* _Material_
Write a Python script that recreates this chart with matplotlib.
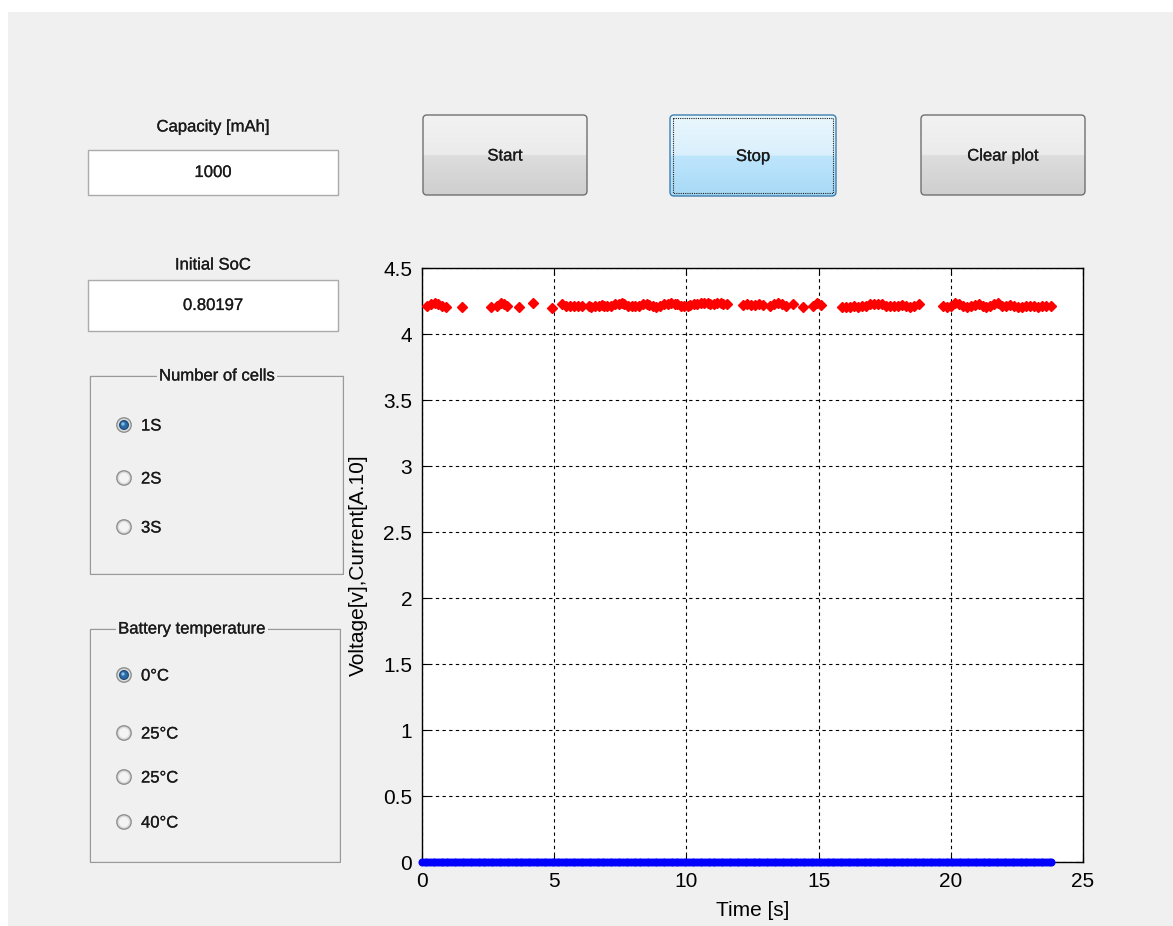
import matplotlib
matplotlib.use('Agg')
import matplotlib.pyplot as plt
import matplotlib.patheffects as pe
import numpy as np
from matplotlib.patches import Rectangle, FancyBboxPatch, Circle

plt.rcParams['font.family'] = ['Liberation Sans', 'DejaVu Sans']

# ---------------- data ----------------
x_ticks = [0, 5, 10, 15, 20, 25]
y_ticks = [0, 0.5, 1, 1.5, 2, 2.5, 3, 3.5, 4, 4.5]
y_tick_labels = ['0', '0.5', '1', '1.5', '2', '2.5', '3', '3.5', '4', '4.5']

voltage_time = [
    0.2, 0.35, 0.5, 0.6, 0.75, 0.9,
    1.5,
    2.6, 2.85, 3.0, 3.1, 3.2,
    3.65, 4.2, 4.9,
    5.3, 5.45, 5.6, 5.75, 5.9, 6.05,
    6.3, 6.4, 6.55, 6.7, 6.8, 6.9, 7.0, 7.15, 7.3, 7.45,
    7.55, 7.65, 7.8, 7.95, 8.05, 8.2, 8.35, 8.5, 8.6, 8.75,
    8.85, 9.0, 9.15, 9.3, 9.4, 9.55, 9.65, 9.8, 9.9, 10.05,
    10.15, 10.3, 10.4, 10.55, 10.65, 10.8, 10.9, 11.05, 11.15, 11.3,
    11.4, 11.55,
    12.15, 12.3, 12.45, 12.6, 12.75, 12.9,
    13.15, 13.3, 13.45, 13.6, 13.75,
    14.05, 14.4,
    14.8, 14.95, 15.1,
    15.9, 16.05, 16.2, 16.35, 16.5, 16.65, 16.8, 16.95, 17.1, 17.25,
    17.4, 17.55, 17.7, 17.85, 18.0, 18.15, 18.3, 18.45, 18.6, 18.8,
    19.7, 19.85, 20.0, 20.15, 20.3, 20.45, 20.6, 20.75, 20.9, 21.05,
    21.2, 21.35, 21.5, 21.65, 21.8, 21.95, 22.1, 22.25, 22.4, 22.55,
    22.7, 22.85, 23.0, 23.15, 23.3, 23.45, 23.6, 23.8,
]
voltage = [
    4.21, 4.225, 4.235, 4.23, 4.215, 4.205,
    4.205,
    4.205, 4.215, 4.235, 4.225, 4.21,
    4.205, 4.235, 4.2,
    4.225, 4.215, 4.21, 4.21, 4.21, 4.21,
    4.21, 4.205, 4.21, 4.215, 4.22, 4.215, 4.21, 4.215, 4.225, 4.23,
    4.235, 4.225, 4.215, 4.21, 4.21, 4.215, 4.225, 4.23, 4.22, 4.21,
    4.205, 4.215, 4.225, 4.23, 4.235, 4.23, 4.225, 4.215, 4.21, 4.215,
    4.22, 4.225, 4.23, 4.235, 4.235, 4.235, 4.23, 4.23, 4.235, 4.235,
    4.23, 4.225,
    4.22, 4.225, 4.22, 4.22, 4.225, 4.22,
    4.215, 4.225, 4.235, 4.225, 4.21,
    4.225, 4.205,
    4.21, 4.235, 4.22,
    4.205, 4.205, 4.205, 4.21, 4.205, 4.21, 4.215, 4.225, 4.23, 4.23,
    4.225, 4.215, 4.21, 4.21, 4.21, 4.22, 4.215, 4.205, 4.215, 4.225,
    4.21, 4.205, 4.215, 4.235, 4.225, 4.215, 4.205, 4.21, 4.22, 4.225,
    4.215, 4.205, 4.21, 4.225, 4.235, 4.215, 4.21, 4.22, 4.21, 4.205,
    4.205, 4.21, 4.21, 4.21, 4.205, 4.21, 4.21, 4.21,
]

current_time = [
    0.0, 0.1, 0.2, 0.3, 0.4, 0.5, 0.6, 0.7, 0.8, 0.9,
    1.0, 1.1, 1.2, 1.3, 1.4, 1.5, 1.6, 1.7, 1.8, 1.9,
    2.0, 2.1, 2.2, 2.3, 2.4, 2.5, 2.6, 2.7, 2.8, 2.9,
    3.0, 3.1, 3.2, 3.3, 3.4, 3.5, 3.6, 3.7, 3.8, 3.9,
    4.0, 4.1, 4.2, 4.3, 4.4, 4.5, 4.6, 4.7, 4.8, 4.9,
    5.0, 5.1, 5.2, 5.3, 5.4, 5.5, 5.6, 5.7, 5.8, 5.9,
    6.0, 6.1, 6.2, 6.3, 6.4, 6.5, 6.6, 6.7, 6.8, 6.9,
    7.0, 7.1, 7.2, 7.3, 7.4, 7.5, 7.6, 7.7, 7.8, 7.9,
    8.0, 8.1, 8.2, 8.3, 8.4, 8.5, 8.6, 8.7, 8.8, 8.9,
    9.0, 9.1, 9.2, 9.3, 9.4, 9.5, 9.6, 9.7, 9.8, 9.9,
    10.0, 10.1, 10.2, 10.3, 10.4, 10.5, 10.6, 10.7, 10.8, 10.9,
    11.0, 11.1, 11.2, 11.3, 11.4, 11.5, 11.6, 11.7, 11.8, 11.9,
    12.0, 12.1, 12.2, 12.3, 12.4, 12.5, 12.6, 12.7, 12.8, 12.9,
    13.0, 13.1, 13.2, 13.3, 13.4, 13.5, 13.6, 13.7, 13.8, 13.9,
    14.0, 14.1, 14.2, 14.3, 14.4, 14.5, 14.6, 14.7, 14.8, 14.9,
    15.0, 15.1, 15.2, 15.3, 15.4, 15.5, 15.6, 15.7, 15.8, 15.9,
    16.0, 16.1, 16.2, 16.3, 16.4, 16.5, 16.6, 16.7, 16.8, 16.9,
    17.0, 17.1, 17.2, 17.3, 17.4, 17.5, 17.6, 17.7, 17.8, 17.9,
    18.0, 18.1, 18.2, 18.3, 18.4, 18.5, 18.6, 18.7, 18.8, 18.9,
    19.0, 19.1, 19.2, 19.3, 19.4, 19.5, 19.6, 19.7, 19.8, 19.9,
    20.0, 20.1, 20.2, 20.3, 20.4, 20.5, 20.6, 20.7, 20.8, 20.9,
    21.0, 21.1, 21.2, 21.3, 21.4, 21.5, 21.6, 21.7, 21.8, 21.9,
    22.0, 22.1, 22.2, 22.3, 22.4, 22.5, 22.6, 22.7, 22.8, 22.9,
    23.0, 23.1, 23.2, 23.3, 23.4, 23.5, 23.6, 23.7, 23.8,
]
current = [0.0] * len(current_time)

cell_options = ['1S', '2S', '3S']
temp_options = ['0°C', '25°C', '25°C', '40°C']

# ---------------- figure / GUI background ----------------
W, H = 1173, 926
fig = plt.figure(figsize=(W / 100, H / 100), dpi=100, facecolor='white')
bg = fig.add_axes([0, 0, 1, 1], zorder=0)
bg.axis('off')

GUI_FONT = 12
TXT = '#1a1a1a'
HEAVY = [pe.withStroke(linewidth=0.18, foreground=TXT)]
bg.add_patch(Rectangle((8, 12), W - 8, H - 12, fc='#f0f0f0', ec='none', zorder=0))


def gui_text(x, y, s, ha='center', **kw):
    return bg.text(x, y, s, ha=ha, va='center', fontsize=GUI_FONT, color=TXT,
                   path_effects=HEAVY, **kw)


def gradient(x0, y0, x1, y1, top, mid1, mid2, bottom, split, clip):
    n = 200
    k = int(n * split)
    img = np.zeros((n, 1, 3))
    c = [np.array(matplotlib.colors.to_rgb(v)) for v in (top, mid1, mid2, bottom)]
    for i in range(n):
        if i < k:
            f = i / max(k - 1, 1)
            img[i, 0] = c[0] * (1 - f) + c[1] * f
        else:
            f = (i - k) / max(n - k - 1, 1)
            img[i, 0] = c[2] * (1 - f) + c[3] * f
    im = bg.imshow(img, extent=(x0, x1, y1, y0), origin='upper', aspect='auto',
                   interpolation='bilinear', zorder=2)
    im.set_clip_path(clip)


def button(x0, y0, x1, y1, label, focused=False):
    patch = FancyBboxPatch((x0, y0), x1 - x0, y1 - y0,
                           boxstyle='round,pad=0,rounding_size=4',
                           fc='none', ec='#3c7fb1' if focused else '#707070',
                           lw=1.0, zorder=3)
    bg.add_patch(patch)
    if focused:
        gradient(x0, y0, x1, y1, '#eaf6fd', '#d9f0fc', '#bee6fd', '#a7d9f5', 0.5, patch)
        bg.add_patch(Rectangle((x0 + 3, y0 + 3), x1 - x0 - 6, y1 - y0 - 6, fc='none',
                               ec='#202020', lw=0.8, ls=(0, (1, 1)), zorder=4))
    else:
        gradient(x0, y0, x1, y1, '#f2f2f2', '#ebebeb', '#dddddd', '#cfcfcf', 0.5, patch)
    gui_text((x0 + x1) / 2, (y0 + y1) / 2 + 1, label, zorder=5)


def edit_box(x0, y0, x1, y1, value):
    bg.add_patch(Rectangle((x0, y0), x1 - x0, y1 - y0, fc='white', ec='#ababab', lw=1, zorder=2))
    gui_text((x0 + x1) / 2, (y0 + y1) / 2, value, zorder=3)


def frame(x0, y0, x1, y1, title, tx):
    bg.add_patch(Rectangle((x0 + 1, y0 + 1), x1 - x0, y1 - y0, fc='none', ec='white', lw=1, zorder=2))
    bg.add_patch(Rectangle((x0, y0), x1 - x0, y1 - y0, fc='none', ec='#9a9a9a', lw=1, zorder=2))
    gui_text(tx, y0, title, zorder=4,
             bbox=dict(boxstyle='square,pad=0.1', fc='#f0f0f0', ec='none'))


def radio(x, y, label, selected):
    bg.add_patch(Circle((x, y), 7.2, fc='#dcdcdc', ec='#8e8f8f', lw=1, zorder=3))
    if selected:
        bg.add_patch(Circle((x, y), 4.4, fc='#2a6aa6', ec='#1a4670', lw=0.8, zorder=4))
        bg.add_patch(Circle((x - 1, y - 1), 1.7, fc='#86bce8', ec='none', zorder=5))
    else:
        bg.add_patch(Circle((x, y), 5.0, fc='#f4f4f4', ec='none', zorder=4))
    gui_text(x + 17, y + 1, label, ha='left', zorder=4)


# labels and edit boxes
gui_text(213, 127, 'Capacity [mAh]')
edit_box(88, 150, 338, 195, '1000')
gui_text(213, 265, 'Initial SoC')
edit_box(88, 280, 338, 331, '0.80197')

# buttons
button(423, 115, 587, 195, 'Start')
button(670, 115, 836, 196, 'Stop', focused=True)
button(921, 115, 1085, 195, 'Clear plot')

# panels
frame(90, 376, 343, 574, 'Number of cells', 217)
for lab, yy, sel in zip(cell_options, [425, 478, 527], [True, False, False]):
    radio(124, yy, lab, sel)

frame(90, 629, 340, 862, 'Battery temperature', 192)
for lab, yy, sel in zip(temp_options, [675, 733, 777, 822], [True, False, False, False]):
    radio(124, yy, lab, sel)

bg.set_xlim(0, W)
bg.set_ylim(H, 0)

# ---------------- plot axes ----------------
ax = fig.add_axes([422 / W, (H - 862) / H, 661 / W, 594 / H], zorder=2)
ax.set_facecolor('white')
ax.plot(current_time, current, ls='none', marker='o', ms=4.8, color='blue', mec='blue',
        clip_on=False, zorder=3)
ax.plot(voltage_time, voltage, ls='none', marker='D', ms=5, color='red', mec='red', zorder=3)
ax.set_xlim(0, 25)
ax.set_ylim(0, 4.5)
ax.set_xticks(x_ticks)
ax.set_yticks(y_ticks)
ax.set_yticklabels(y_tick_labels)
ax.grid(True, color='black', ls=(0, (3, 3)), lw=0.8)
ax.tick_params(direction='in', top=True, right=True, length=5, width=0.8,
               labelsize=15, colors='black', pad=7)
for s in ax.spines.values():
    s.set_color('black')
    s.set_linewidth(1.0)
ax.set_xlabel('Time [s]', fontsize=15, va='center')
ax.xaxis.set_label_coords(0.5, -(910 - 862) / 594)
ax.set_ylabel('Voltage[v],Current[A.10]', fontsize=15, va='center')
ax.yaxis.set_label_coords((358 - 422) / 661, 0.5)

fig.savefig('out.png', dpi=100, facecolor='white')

* _Exercise directions_
From the first line above to the line containing "plt.rcParams['font.family'] = ['Liberation", repeat each line exactly. Pictures stay out.

* _Solved problem_
Write a Python script that recreates this chart with matplotlib.
import matplotlib
matplotlib.use('Agg')
import matplotlib.pyplot as plt
import matplotlib.patheffects as pe
import numpy as np
from matplotlib.patches import Rectangle, FancyBboxPatch, Circle

plt.rcParams['font.family'] = ['Liberation Sans', 'DejaVu Sans']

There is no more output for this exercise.